▸ **THE REQUEST**
Write out the material exactly, with the pictures left out.

▸ **INPUT ROWS**
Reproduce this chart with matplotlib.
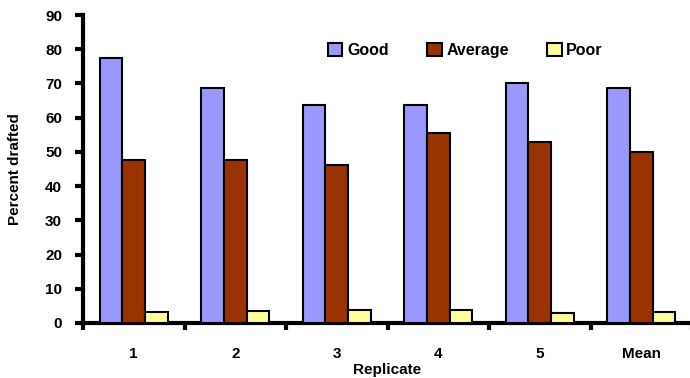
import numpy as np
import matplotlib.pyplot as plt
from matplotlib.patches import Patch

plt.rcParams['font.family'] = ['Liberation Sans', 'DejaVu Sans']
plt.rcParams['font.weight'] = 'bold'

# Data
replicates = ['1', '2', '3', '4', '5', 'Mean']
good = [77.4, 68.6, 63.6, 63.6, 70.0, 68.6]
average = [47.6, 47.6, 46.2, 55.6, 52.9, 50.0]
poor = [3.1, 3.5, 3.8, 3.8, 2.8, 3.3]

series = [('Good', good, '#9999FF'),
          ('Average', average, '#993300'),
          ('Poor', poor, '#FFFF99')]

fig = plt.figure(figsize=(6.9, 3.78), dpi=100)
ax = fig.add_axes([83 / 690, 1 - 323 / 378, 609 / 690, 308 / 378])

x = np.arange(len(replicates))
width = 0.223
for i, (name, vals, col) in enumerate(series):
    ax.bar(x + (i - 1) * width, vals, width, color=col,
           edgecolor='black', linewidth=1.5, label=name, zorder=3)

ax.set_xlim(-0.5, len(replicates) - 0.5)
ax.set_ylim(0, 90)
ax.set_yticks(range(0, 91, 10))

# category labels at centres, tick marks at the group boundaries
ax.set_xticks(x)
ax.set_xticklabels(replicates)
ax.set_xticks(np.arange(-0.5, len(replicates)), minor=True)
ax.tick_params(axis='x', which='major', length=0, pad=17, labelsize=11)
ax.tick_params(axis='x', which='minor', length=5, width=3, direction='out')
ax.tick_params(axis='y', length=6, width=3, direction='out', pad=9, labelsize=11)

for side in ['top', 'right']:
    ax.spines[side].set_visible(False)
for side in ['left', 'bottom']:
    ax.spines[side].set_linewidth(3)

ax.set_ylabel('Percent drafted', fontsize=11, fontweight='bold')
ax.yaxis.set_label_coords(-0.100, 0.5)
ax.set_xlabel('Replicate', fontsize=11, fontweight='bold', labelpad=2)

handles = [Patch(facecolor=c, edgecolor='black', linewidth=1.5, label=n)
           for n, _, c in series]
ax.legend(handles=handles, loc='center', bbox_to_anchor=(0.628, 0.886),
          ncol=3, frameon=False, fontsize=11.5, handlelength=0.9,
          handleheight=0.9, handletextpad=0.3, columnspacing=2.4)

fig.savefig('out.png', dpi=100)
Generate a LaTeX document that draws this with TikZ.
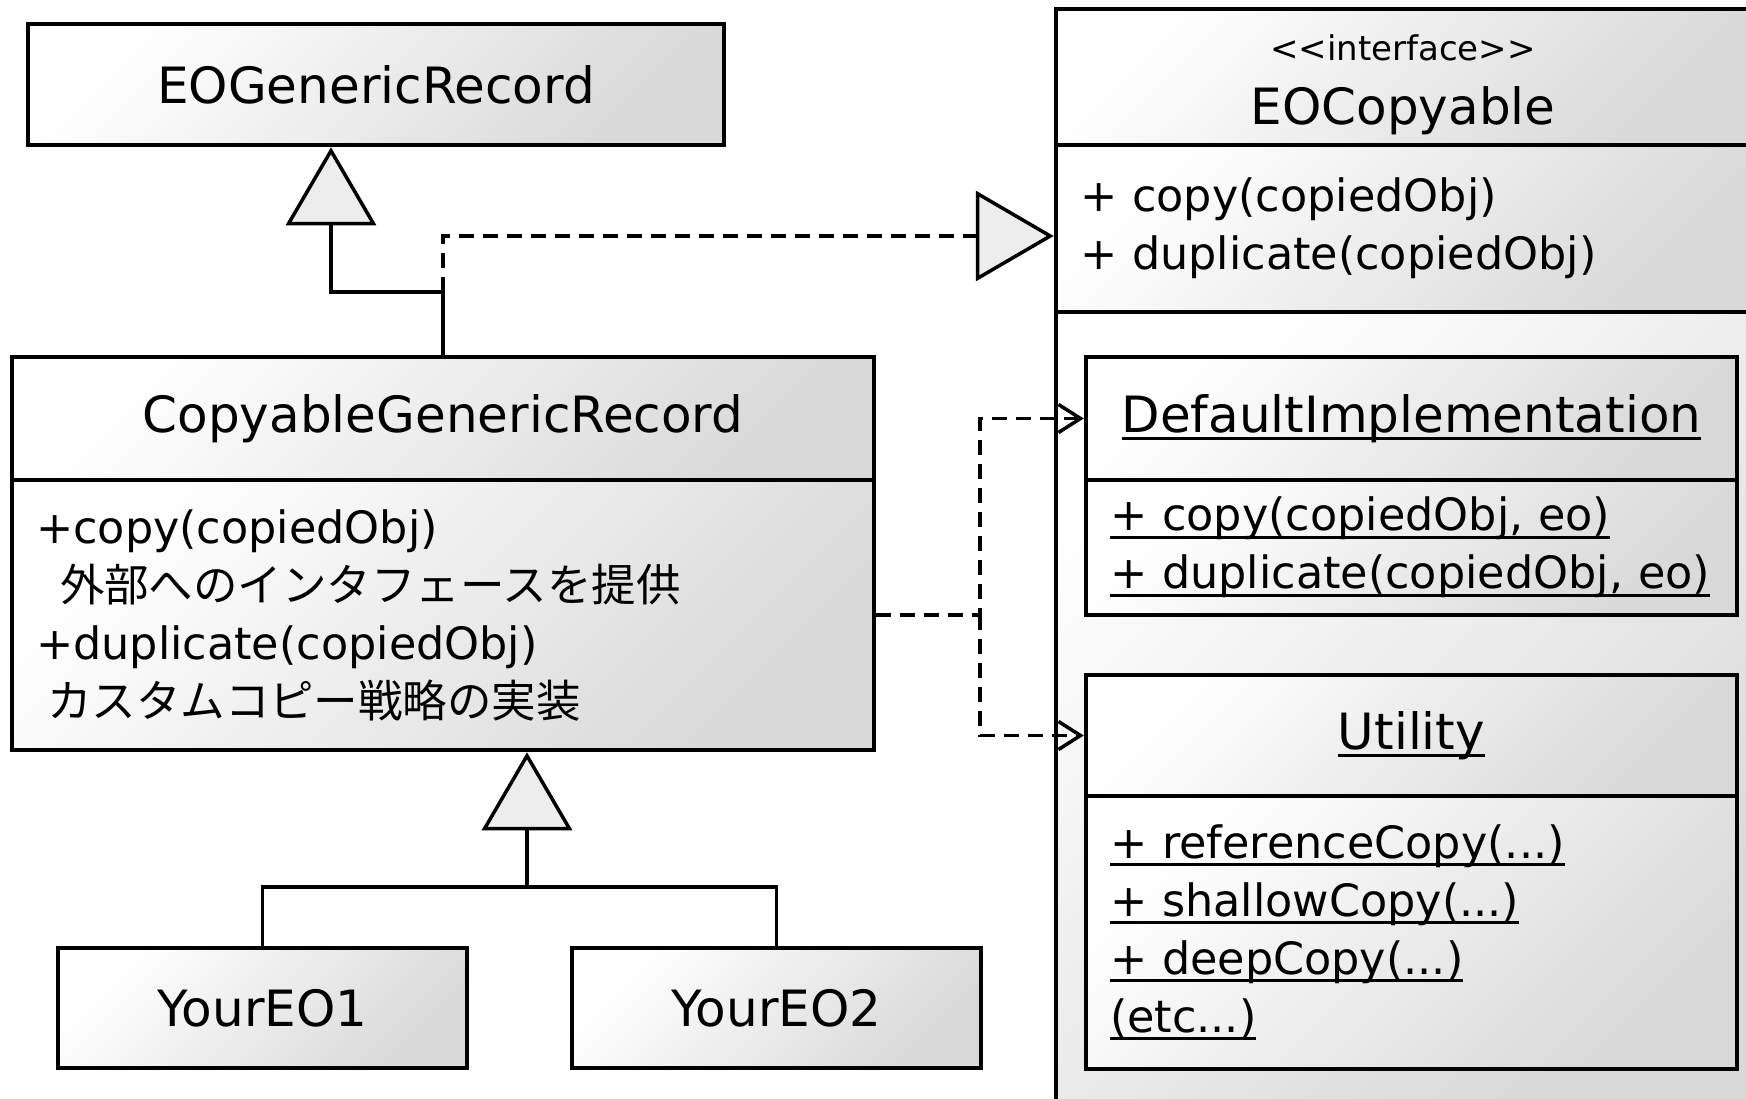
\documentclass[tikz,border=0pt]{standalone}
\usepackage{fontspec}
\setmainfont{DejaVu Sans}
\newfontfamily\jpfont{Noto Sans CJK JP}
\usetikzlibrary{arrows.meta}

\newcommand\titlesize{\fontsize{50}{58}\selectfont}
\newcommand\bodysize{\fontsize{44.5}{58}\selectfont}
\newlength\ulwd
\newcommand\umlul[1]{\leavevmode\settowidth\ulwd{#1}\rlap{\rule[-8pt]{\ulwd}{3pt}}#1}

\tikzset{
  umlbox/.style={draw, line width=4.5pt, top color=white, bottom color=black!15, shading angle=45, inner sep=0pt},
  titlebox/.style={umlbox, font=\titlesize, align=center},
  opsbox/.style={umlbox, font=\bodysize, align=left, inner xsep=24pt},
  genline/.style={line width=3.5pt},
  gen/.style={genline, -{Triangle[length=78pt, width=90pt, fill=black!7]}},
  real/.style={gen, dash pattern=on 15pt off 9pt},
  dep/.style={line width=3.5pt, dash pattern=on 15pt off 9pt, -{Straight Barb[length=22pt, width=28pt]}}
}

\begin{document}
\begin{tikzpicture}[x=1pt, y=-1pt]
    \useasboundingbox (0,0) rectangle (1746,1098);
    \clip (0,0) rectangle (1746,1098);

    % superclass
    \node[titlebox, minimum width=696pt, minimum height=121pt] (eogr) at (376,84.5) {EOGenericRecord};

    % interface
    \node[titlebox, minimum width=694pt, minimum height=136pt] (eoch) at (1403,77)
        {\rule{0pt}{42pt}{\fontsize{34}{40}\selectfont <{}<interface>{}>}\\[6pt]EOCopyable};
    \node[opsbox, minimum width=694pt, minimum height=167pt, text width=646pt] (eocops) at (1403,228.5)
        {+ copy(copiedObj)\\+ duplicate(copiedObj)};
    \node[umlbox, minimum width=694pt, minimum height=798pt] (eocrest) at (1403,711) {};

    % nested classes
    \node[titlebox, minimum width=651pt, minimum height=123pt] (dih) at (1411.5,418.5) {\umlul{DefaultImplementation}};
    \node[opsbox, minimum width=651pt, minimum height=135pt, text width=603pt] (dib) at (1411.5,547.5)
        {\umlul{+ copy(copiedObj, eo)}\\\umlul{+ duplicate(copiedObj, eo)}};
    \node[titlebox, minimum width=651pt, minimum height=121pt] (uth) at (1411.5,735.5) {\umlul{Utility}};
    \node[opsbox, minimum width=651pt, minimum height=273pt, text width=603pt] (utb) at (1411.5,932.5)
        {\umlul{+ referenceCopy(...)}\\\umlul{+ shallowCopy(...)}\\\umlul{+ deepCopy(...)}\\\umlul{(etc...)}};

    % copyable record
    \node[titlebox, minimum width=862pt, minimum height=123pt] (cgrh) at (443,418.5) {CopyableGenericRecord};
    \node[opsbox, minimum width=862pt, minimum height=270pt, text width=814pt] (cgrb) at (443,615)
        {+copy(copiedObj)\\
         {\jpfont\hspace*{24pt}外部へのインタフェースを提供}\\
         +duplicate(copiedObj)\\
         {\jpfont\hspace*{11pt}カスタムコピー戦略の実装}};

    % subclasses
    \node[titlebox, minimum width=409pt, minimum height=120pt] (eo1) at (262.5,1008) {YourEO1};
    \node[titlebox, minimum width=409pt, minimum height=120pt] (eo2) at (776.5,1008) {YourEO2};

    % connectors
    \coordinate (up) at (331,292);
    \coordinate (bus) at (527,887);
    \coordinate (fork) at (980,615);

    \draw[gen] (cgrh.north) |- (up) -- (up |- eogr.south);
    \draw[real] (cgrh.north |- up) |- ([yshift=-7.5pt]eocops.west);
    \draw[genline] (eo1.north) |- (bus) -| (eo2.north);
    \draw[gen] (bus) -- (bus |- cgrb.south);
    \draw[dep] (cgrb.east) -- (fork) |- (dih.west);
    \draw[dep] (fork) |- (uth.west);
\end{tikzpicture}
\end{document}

▸ **REPLY TO THE EXERCISE**
Reproduce this chart with matplotlib.
import numpy as np
import matplotlib.pyplot as plt
from matplotlib.patches import Patch

plt.rcParams['font.family'] = ['Liberation Sans', 'DejaVu Sans']
plt.rcParams['font.weight'] = 'bold'

# Data
replicates = ['1', '2', '3', '4', '5', 'Mean']
good = [77.4, 68.6, 63.6, 63.6, 70.0, 68.6]
average = [47.6, 47.6, 46.2, 55.6, 52.9, 50.0]
poor = [3.1, 3.5, 3.8, 3.8, 2.8, 3.3]

series = [('Good', good, '#9999FF'),
          ('Average', average, '#993300'),
          ('Poor', poor, '#FFFF99')]

fig = plt.figure(figsize=(6.9, 3.78), dpi=100)
ax = fig.add_axes([83 / 690, 1 - 323 / 378, 609 / 690, 308 / 378])

x = np.arange(len(replicates))
width = 0.223
for i, (name, vals, col) in enumerate(series):
    ax.bar(x + (i - 1) * width, vals, width, color=col,
           edgecolor='black', linewidth=1.5, label=name, zorder=3)

ax.set_xlim(-0.5, len(replicates) - 0.5)
ax.set_ylim(0, 90)
ax.set_yticks(range(0, 91, 10))

# category labels at centres, tick marks at the group boundaries
ax.set_xticks(x)
ax.set_xticklabels(replicates)
ax.set_xticks(np.arange(-0.5, len(replicates)), minor=True)
ax.tick_params(axis='x', which='major', length=0, pad=17, labelsize=11)
ax.tick_params(axis='x', which='minor', length=5, width=3, direction='out')
ax.tick_params(axis='y', length=6, width=3, direction='out', pad=9, labelsize=11)

for side in ['top', 'right']:
    ax.spines[side].set_visible(False)
for side in ['left', 'bottom']:
    ax.spines[side].set_linewidth(3)

ax.set_ylabel('Percent drafted', fontsize=11, fontweight='bold')
ax.yaxis.set_label_coords(-0.100, 0.5)
ax.set_xlabel('Replicate', fontsize=11, fontweight='bold', labelpad=2)

handles = [Patch(facecolor=c, edgecolor='black', linewidth=1.5, label=n)
           for n, _, c in series]
ax.legend(handles=handles, loc='center', bbox_to_anchor=(0.628, 0.886),
          ncol=3, frameon=False, fontsize=11.5, handlelength=0.9,
          handleheight=0.9, handletextpad=0.3, columnspacing=2.4)

fig.savefig('out.png', dpi=100)
Generate a LaTeX document that draws this with TikZ.
\documentclass[tikz,border=0pt]{standalone}
\usepackage{fontspec}
\setmainfont{DejaVu Sans}
\newfontfamily\jpfont{Noto Sans CJK JP}
\usetikzlibrary{arrows.meta}

\newcommand\titlesize{\fontsize{50}{58}\selectfont}
\newcommand\bodysize{\fontsize{44.5}{58}\selectfont}
\newlength\ulwd
\newcommand\umlul[1]{\leavevmode\settowidth\ulwd{#1}\rlap{\rule[-8pt]{\ulwd}{3pt}}#1}

\tikzset{
  umlbox/.style={draw, line width=4.5pt, top color=white, bottom color=black!15, shading angle=45, inner sep=0pt},
  titlebox/.style={umlbox, font=\titlesize, align=center},
  opsbox/.style={umlbox, font=\bodysize, align=left, inner xsep=24pt},
  genline/.style={line width=3.5pt},
  gen/.style={genline, -{Triangle[length=78pt, width=90pt, fill=black!7]}},
  real/.style={gen, dash pattern=on 15pt off 9pt},
  dep/.style={line width=3.5pt, dash pattern=on 15pt off 9pt, -{Straight Barb[length=22pt, width=28pt]}}
}

\begin{document}
\begin{tikzpicture}[x=1pt, y=-1pt]
    \useasboundingbox (0,0) rectangle (1746,1098);
    \clip (0,0) rectangle (1746,1098);

    % superclass
    \node[titlebox, minimum width=696pt, minimum height=121pt] (eogr) at (376,84.5) {EOGenericRecord};

    % interface
    \node[titlebox, minimum width=694pt, minimum height=136pt] (eoch) at (1403,77)
        {\rule{0pt}{42pt}{\fontsize{34}{40}\selectfont <{}<interface>{}>}\\[6pt]EOCopyable};
    \node[opsbox, minimum width=694pt, minimum height=167pt, text width=646pt] (eocops) at (1403,228.5)
        {+ copy(copiedObj)\\+ duplicate(copiedObj)};
    \node[umlbox, minimum width=694pt, minimum height=798pt] (eocrest) at (1403,711) {};

    % nested classes
    \node[titlebox, minimum width=651pt, minimum height=123pt] (dih) at (1411.5,418.5) {\umlul{DefaultImplementation}};
    \node[opsbox, minimum width=651pt, minimum height=135pt, text width=603pt] (dib) at (1411.5,547.5)
        {\umlul{+ copy(copiedObj, eo)}\\\umlul{+ duplicate(copiedObj, eo)}};
    \node[titlebox, minimum width=651pt, minimum height=121pt] (uth) at (1411.5,735.5) {\umlul{Utility}};
    \node[opsbox, minimum width=651pt, minimum height=273pt, text width=603pt] (utb) at (1411.5,932.5)
        {\umlul{+ referenceCopy(...)}\\\umlul{+ shallowCopy(...)}\\\umlul{+ deepCopy(...)}\\\umlul{(etc...)}};

    % copyable record
    \node[titlebox, minimum width=862pt, minimum height=123pt] (cgrh) at (443,418.5) {CopyableGenericRecord};
    \node[opsbox, minimum width=862pt, minimum height=270pt, text width=814pt] (cgrb) at (443,615)
        {+copy(copiedObj)\\
         {\jpfont\hspace*{24pt}外部へのインタフェースを提供}\\
         +duplicate(copiedObj)\\
         {\jpfont\hspace*{11pt}カスタムコピー戦略の実装}};

    % subclasses
    \node[titlebox, minimum width=409pt, minimum height=120pt] (eo1) at (262.5,1008) {YourEO1};
    \node[titlebox, minimum width=409pt, minimum height=120pt] (eo2) at (776.5,1008) {YourEO2};

    % connectors
    \coordinate (up) at (331,292);
    \coordinate (bus) at (527,887);
    \coordinate (fork) at (980,615);

    \draw[gen] (cgrh.north) |- (up) -- (up |- eogr.south);
    \draw[real] (cgrh.north |- up) |- ([yshift=-7.5pt]eocops.west);
    \draw[genline] (eo1.north) |- (bus) -| (eo2.north);
    \draw[gen] (bus) -- (bus |- cgrb.south);
    \draw[dep] (cgrb.east) -- (fork) |- (dih.west);
    \draw[dep] (fork) |- (uth.west);
\end{tikzpicture}
\end{document}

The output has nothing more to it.